On peut établir un parallèle avec La Bibliothèque de Babel de Jorge Luis Borges, autre exploration d’un espace conceptuel infini à travers une structure géométrique. Comme Borges, Calvino utilise un cadre fantastique pour explorer des questions philosophiques profondes sur le langage et la représentation.

L’œuvre fait également écho, par sa structure fragmentaire et sa dimension onirique, aux Villes-monde d’Italo Calvino lui-même, ainsi qu’à certains aspects du Château des destins croisés, où l’auteur utilisait déjà la combinatoire comme principe créatif.

Dans le paysage littéraire contemporain, on peut voir l’influence de Calvino dans des œuvres comme La Cité des anges déchus de Kim Newman ou certains passages de La Horde du Contrevent d’Alain Damasio, où l’imaginaire urbain devient le terrain d’explorations philosophiques et poétiques.

Une cartographie de l’imaginaire urbain

En définitive, Les Villes invisibles est une cartographie exhaustive des relations possibles entre l’humain et l’urbain, un catalogue raisonné des façons dont nous habitons, percevons et rêvons les villes.

Dans les dernières pages du livre, Marco Polo offre cette réflexion qui pourrait servir de clé à l’œuvre entière :

“L’enfer des vivants n’est pas chose à venir ; s’il y en a un, c’est celui qui est déjà là, l’enfer que nous habitons tous les jours, que nous formons d’être ensemble. Il y a deux façons de ne pas en souffrir. La première réussit aisément à la plupart : accepter l’enfer, en devenir une part au point de ne plus le voir. La seconde est risquée et elle demande une attention, un apprentissage continuels : chercher et savoir reconnaître qui et quoi, au milieu de l’enfer, n’est pas l’enfer, et le faire durer, et lui faire de la place.”
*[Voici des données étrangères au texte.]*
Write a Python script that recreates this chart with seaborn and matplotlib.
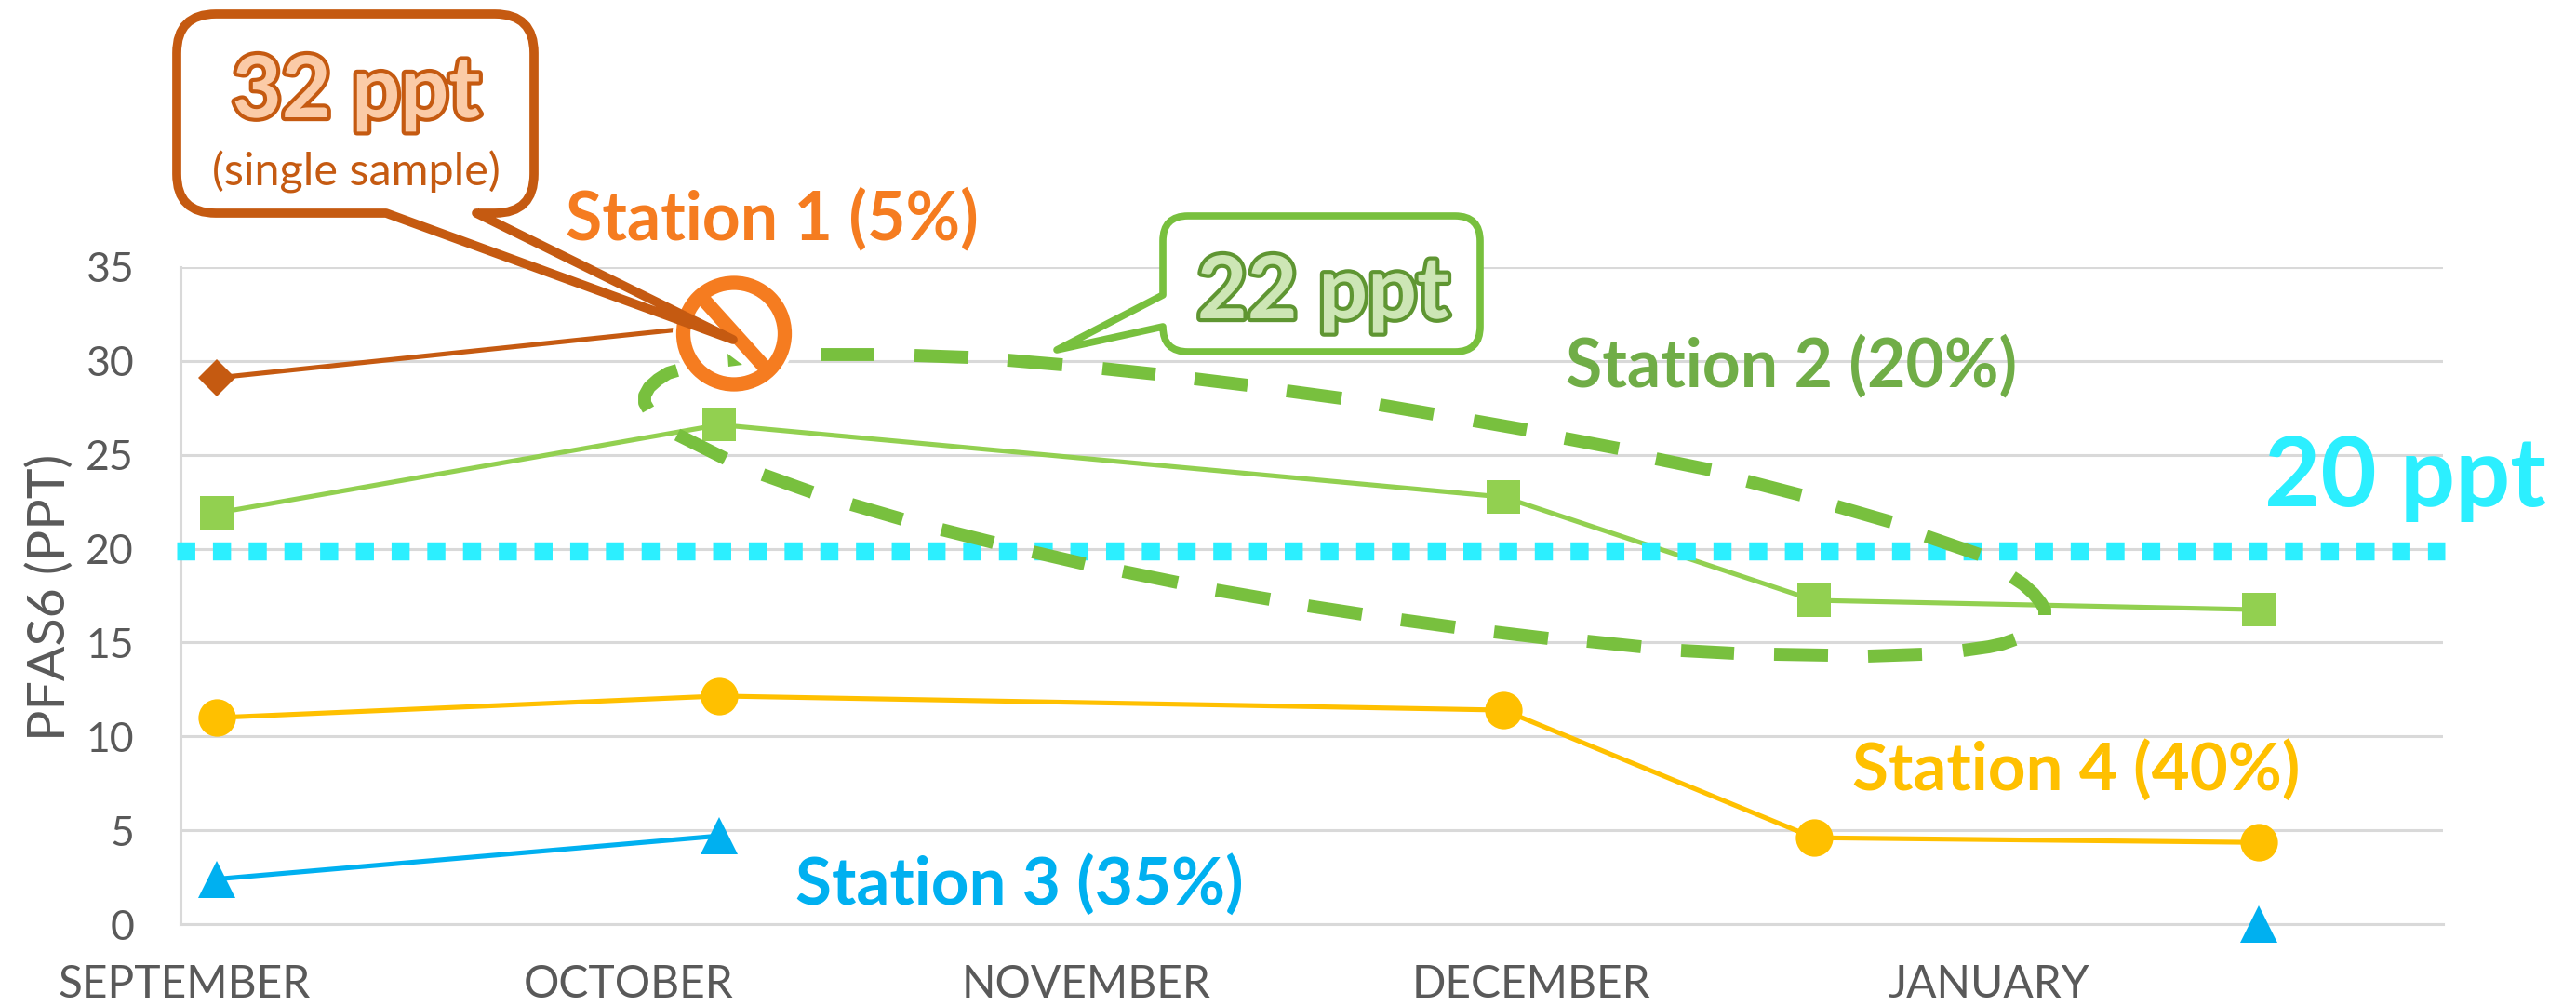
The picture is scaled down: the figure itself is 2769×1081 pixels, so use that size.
import seaborn as sns
import matplotlib
matplotlib.use('Agg')
import matplotlib.pyplot as plt
import matplotlib.patheffects as pe
from matplotlib.collections import LineCollection
from matplotlib.patches import Circle, PathPatch, Polygon
from matplotlib.path import Path
from matplotlib.transforms import Affine2D
import numpy as np

sns.set_theme(style="white")
plt.rcParams['font.family'] = ['Lato', 'DejaVu Sans']

# Sample data (x is measured in months from the SEPTEMBER label)
sample_x = [0.072, 1.186, 2.924, 3.612, 4.598]
station_1 = [29.1, 31.9, np.nan, np.nan, np.nan]
station_2 = [21.9, 26.6, 22.75, 17.25, 16.75]
station_3 = [2.4, 4.7, np.nan, np.nan, 0.0]
station_4 = [11.0, 12.15, 11.4, 4.6, 4.35]
threshold = 19.9

month_ticks = [0, 0.985, 2, 2.985, 4]
month_labels = ['SEPTEMBER', 'OCTOBER', 'NOVEMBER', 'DECEMBER', 'JANUARY']
ppt_ticks = [0, 5, 10, 15, 20, 25, 30, 35]

GRID = '#D9D9D9'
TEXT = '#595959'
DARK_ORANGE = '#C55A11'
ORANGE = '#F57C20'
GREEN = '#92D050'
OUTLINE_GREEN = '#78C03E'
BLUE = '#00B0F0'
YELLOW = '#FFC000'
CYAN = '#2CEFFF'

fig = plt.figure(figsize=(27.69, 10.81), dpi=100)
ax = fig.add_axes([194 / 2769, 1 - 993 / 1081, (2626 - 194) / 2769, (993 - 287) / 1081])

# full-size picture pixels, y going down, for the drawn-on notes
px = Affine2D().scale(1, -1).translate(0, 1081)


def draw_station(values, color, marker, size):
    # a gap in the samples breaks the line
    xs = np.array(sample_x)
    ys = np.array(values)
    runs = np.split(np.arange(len(ys)), np.where(np.isnan(ys))[0])
    for run in runs:
        run = run[~np.isnan(ys[run])]
        if len(run) == 0:
            continue
        sns.lineplot(x=xs[run], y=ys[run], ax=ax, color=color, linewidth=3.7, marker=marker,
                     markersize=size, markeredgewidth=0, estimator=None, sort=False, zorder=3,
                     clip_on=False)


draw_station(station_2, GREEN, 's', 26.6)
draw_station(station_1, DARK_ORANGE, 'D', 20.4)
draw_station(station_4, YELLOW, 'o', 29)
draw_station(station_3, BLUE, '^', 29)

ax.set_xlim(-0.008, 5.006)
ax.set_ylim(0, 35)
ax.set_xticks(month_ticks)
ax.set_xticklabels(month_labels)
ax.set_yticks(ppt_ticks)
ax.tick_params(axis='y', labelsize=32, labelcolor=TEXT, length=0, pad=36)
ax.tick_params(axis='x', labelsize=34.5, labelcolor=TEXT, length=0, pad=31)
ax.grid(axis='y', color=GRID, linewidth=2.2)
ax.set_axisbelow(True)
for side, spine in ax.spines.items():
    spine.set_visible(side in ('left', 'bottom'))
    spine.set_color(GRID)
    spine.set_linewidth(2.2)
ax.set_ylabel('PFAS6 (PPT)', fontsize=40, color=TEXT)
ax.yaxis.set_label_coords((80 - 194) / 2432, (993 - 642) / 706)

# 20 ppt limit
limit = ax.plot([-0.0165, 5.01], [threshold, threshold], color=CYAN, linewidth=14, zorder=4,
                clip_on=False, solid_capstyle='butt')[0]
limit.set_linestyle((0, (1.0, 0.975)))
limit.set_dash_capstyle('butt')

# hand drawn dashed outline around station 2
outline = [
    [(728, 398), (718, 401), (707, 408), (698, 416), (693, 425), (693, 433), (697, 440)],
    [(882, 381), (940, 381)], [(983, 382), (1041, 384)], [(1083, 387), (1142, 392)],
    [(1185, 396), (1242, 402)], [(1284, 407), (1341, 414)], [(1383, 420), (1442, 428)],
    [(1483, 435), (1541, 445)], [(1584, 452), (1641, 462)], [(1682, 471), (1740, 482)],
    [(1780, 493), (1839, 505)], [(1878, 517), (1936, 532)], [(1974, 544), (2033, 561)],
    [(2070, 576), (2128, 596)],
    [(2163, 620), (2175, 628), (2186, 638), (2194, 648), (2198, 655), (2198, 661)],
    [(2166, 687), (2152, 692), (2138, 695), (2124, 697), (2110, 699)],
    [(2066, 703), (2008, 705)], [(1965, 704), (1907, 703)],
    [(1864, 702), (1807, 699)], [(1764, 695), (1706, 689)], [(1664, 686), (1606, 679)],
    [(1564, 674), (1506, 666)], [(1464, 660), (1406, 651)], [(1365, 644), (1307, 634)],
    [(1266, 626), (1207, 614)], [(1166, 606), (1110, 593)], [(1068, 583), (1012, 569)],
    [(970, 558), (915, 542)], [(873, 529), (820, 510)], [(780, 493), (728, 467)],
]
ax.add_collection(LineCollection(outline, colors=OUTLINE_GREEN, linewidths=10, capstyle='butt',
                                 joinstyle='round', transform=px, zorder=5, clip_on=False),
                  autolim=False)

# no-sample sign over the october reading of station 1
ax.add_patch(Circle((789, 358.5), 66, facecolor='white', edgecolor='none', transform=px, zorder=6,
                    clip_on=False))
ax.add_patch(Polygon([(782, 380), (798, 392), (783, 394)], facecolor=OUTLINE_GREEN, edgecolor='none',
                     transform=px, zorder=6, clip_on=False))
ax.add_patch(Circle((789, 358.5), 54.5, facecolor='none', edgecolor=ORANGE, linewidth=11, transform=px,
                    zorder=7, clip_on=False))
ax.plot([752, 826], [317, 399], color=ORANGE, linewidth=11, transform=px, zorder=7, clip_on=False,
        solid_capstyle='butt')


def rounded_path(corners):
    # closed outline from (x, y, radius) corners
    verts, codes = [], []
    n = len(corners)
    for i, (x, y, r) in enumerate(corners):
        here = np.array([x, y], dtype=float)
        before = np.array(corners[i - 1][:2], dtype=float) - here
        after = np.array(corners[(i + 1) % n][:2], dtype=float) - here
        start = here + before / np.hypot(*before) * r
        end = here + after / np.hypot(*after) * r
        verts.append(start)
        codes.append(Path.MOVETO if i == 0 else Path.LINETO)
        if r > 0:
            verts += [here, end]
            codes += [Path.CURVE3, Path.CURVE3]
    verts.append(verts[0])
    codes.append(Path.CLOSEPOLY)
    return Path(verts, codes)


def callout(corners, edge, width):
    ax.add_patch(PathPatch(rounded_path(corners), facecolor='white', edgecolor=edge, linewidth=width,
                           joinstyle='round', transform=px, zorder=8, clip_on=False))


callout([(190, 15, 42), (574, 15, 42), (574, 229, 42), (512, 229, 0), (788, 365, 0), (415, 229, 0),
         (190, 229, 42)], DARK_ORANGE, 7)
callout([(1250, 232, 27), (1591, 232, 27), (1591, 378, 27), (1250, 378, 27), (1250, 351, 0),
         (1136, 376, 0), (1250, 317, 0)], OUTLINE_GREEN, 5.5)


def note(x, y, label, color, size, weight='bold', outline_color=None, ha='left'):
    t = ax.text(x, y, label, color=color, fontsize=size, fontweight=weight, ha=ha, va='baseline',
                transform=px, zorder=9, clip_on=False)
    if outline_color:
        t.set_path_effects([pe.Stroke(linewidth=6, foreground=outline_color), pe.Normal()])
    return t


note(383, 126, '32 ppt', '#FBCBA7', 66, outline_color=DARK_ORANGE, ha='center')
note(383, 200, '(single sample)', DARK_ORANGE, 35, weight='normal', ha='center')
note(1422, 342, '22 ppt', '#CDE6B5', 67, outline_color='#5F9632', ha='center')
note(608, 257, 'Station 1 (5%)', ORANGE, 51.5)
note(1683, 415, 'Station 2 (20%)', '#70AD47', 51.5)
note(855, 972, 'Station 3 (35%)', BLUE, 51)
note(1991, 849, 'Station 4 (40%)', YELLOW, 51)
note(2434, 544, '20 ppt', CYAN, 75)

fig.savefig('out.png', dpi=100, facecolor='white')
Cette éthique de l’attention, cette recherche de ce qui, dans nos villes réelles, “n’est pas l’enfer”, constitue peut-être l’ultime leçon de ce chef-d’œuvre. Les Villes invisibles nous apprend à regarder autrement nos propres cités, à y déceler les traces d’utopies possibles au cœur même de leurs contradictions.

L’œuvre de Calvino, par sa structure ouverte et sa richesse symbolique, continue d’offrir aux lecteurs contemporains un espace de réflexion unique sur notre façon d’habiter le monde. Dans une époque marquée par l’urbanisation massive et les crises environnementales, ce kaléidoscope urbain n’a rien perdu de sa pertinence ni de sa beauté énigmatique.